Softer tyres have more grip but do not last as long as hard tyres.
For Saturday's qualifying and Sunday's race, each driver is given eight sets of tyres, four prime and four options, and must use at least one set of primes and options in the race.
With the heavy braking at the end of the straights at Yas Marina, expect tyre wear to be a factor in the Abu Dhabi Grand Prix.
Many people think F1 drivers, who sit during the whole race, are not athletes at all.
The truth is, with the immense forces the cars go through as they carve around corners and brake, drivers must be in top physical condition to just be able to last through a race, let alone win.
All go through rigorous training regimes and have physiques much like a boxer, with strong upper bodies and high endurance.
Jenson Button of McLaren is a triathlete, while the former driver David Coulthard went on military training exercises with the SAS.
One area that drivers focus on is their necks, as the high G-forces make it difficult to keep their eyes on the road.
During the 1960 and 1970s, F1 drivers were more likely to be killed on the track than live, until three-time world champion Jackie Stewart got tired of seeing his friends die.
Stewart was instrumental in beginning a change in attitudes and implementation that would put more focus on safety for drivers and spectators.

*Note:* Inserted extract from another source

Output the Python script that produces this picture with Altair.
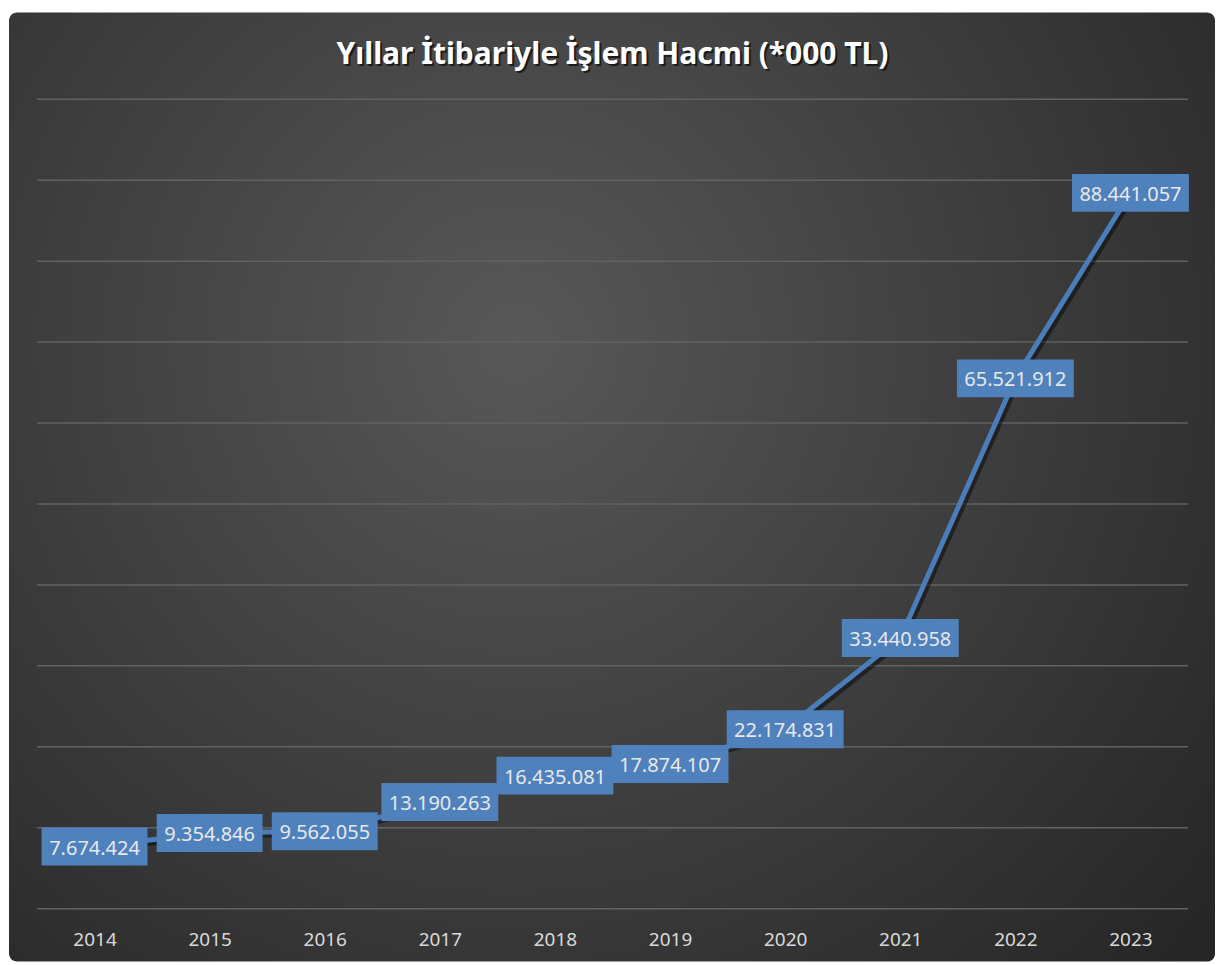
import altair as alt
import pandas as pd

years = ["2014", "2015", "2016", "2017", "2018", "2019", "2020", "2021", "2022", "2023"]
values = [7674424, 9354846, 9562055, 13190263, 16435081, 17874107, 22174831, 33440958, 65521912, 88441057]
labels = ["7.674.424", "9.354.846", "9.562.055", "13.190.263", "16.435.081",
          "17.874.107", "22.174.831", "33.440.958", "65.521.912", "88.441.057"]
grid_values = [0, 10000000, 20000000, 30000000, 40000000, 50000000,
               60000000, 70000000, 80000000, 90000000, 100000000]
title_text = "Yıllar İtibariyle İşlem Hacmi (*000 TL)"

df = pd.DataFrame({"year": years, "value": values, "label": labels})
df["short"] = df["label"].str.len() < 10
gdf = pd.DataFrame({"value": grid_values})
tdf = pd.DataFrame({"t": [title_text]})

W, H = 1152, 810
PL, PT, PR, PB = 29, 91, 27, 53

x = alt.X("year:O", title=None, sort=years,
          scale=alt.Scale(type="point", padding=0.5),
          axis=alt.Axis(labelAngle=0, labelColor="#d9d9d9", labelFontSize=19,
                        labelFont="Noto Sans", ticks=False, domain=False,
                        labelPadding=22, grid=False, zindex=1))
yscale = alt.Scale(domain=[0, 100000000], nice=False)
y = alt.Y("value:Q", title=None, scale=yscale, axis=None)

base = alt.Chart(df)

bg = base.transform_filter("datum.year == '2014'").mark_rect(
    cornerRadius=8,
    color=alt.Gradient(gradient="radial",
                       stops=[alt.GradientStop(color="#585858", offset=0),
                              alt.GradientStop(color="#262626", offset=1)],
                       x1=0.42, y1=0.38, r1=0, x2=0.42, y2=0.38, r2=0.75),
).encode(x=alt.value(-PL + 1), x2=alt.value(W + PR), y=alt.value(-PT + 4), y2=alt.value(H + PB))

title_shadow = alt.Chart(tdf).mark_text(
    font="Noto Sans", fontSize=30, fontWeight="bold", color="#000000", opacity=0.6,
    align="center", baseline="middle").encode(
    text="t:N", x=alt.value(W / 2 + 2), y=alt.value(-PT + 49))
title = alt.Chart(tdf).mark_text(
    font="Noto Sans", fontSize=30, fontWeight="bold", color="#ffffff",
    align="center", baseline="middle").encode(
    text="t:N", x=alt.value(W / 2), y=alt.value(-PT + 47))

grid = alt.Chart(gdf).mark_rule(color="#626262", strokeWidth=1.5).encode(
    y=alt.Y("value:Q", scale=yscale, axis=None), x=alt.value(0), x2=alt.value(W))

shadow = base.mark_line(color="black", opacity=0.45, strokeWidth=5, xOffset=3, yOffset=3).encode(
    x=x, y=y)
line = base.mark_line(color="#4a7ebb", strokeWidth=5).encode(x=x, y=y)

box_s = base.transform_filter("datum.short").mark_rect(
    width=106, height=38, color="#4f81bd").encode(x=x, y=y)
box_l = base.transform_filter("!datum.short").mark_rect(
    width=117, height=38, color="#4f81bd").encode(x=x, y=y)

txt = base.mark_text(font="Noto Sans", fontSize=20, color="#e8e8e8", baseline="middle",
                     dy=2).encode(x=x, y=y, text="label:N")

chart = alt.layer(bg, title_shadow, title, grid, shadow, line, box_s, box_l, txt).properties(
    width=W, height=H,
    autosize=alt.AutoSizeParams(type="none"),
    padding={"left": PL, "top": PT, "right": PR, "bottom": PB},
).configure(background="#ffffff").configure_view(stroke=None)

chart.save("out.html", embed_options={"renderer": "svg", "actions": False})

Today, it has been 18 years since the last driver died on the track - that being the great Ayrton Senna at Imola in 1994 - and F1 can boast of one of the best on-the-job safety records of any industry.
The biggest reason for this is the cars themselves. In Stewart's time, the driver sat in a tin cockpit surrounded by the fuel tank, which often ignited in even the smallest collisions.
Today they sit in a carbon-fibre tub designed to withstand extremely high impacts, with the fuel held in a collapsible cell behind him that is designed to crumple in a crash.
Outside the tub, the car is designed to break apart in spectacular fashion in a collision to absorb the force, which makes crashes look much worse than they really are.